In the watershed management plan developed as part of the study, the study’s steering committee indicated its goal is to reduce nitrates and phosphorus flowing into the watershed by 76 percent in the next 50 years. The shorter-term goal is to reduce nitrates flowing in, especially during storms, by 36 percent and reduce phosphorus by 7 percent by 2019.
The management plan targets soil erosion, too, aiming to reduce it by 13 percent by 2019 and ending with an 85 percent reduction goal in the next half-century.
It’s to be accomplished in part by encouraging farmers to plant more cover crops and increase their use of nutrient and pest management practices.
A cost-sharing program still in development will put $150,000 in front of farmers willing to foot part of the bill for the conservation practices.
“We are hoping that we can have it approved by mid-April and then have it implemented as soon as possible,” Tittelfitz said.
The funds, part of the $457,000 grant the organization secured in 2012 for the watershed project, may cover up to 75 percent of the cost of a conservation-oriented practice like cover crops, but the exact proportion is still under consideration.
Tittelfitz expects the cost-sharing program to fund cover crops, conservation tillage, field borders and filter strips, among other conservation practices. Cover crops and conservation tillage help control erosion while field borders and filter strips can filter runoff.
One farmer in southern Cass County tried planting cover crops for the first time last year.

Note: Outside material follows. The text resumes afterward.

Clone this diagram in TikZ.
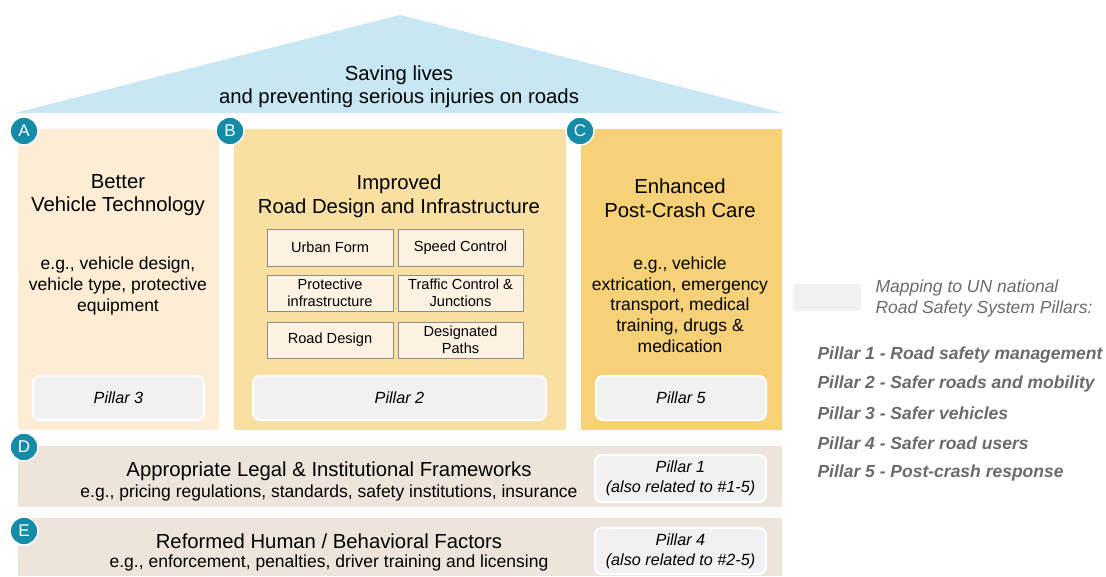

Kory Wilson, whose family farms on some acreage in the Deer Creek watershed, put a filter strip at the edge of tomato fields in that area - about 60 feet of grass along the creek’s banks.
The Wilsons also planted cover crops on about 60 acres last year after the tomato harvest. It’s too early to gauge how effective the cover crops have been, he said, but he may plant cover crops on up to 150 acres the next time around.
Cover crops come with their own set of complications, he said. “Sometimes it’s worth its money, sometimes it’s not. It’s not always a guarantee it’s going to grow.”
Crop insurance programs don’t provide reimbursement for the practice, either, Wilson said, so it’s a risk farmers must weigh the worth of themselves.
The plan was submitted to the Indiana Department of Environmental Management on Feb. 12 and will undergo a review from both IDEM and the EPA. Approval in mid-April is pending.
Once it’s approved, the cost-share money will be available over the next two years to those living or working in the Deer Creek-Sugar Creek watershed. The management plan will also improve eligibility for additional funding and grants, according to a press release from the Wabash River Enhancement Corp.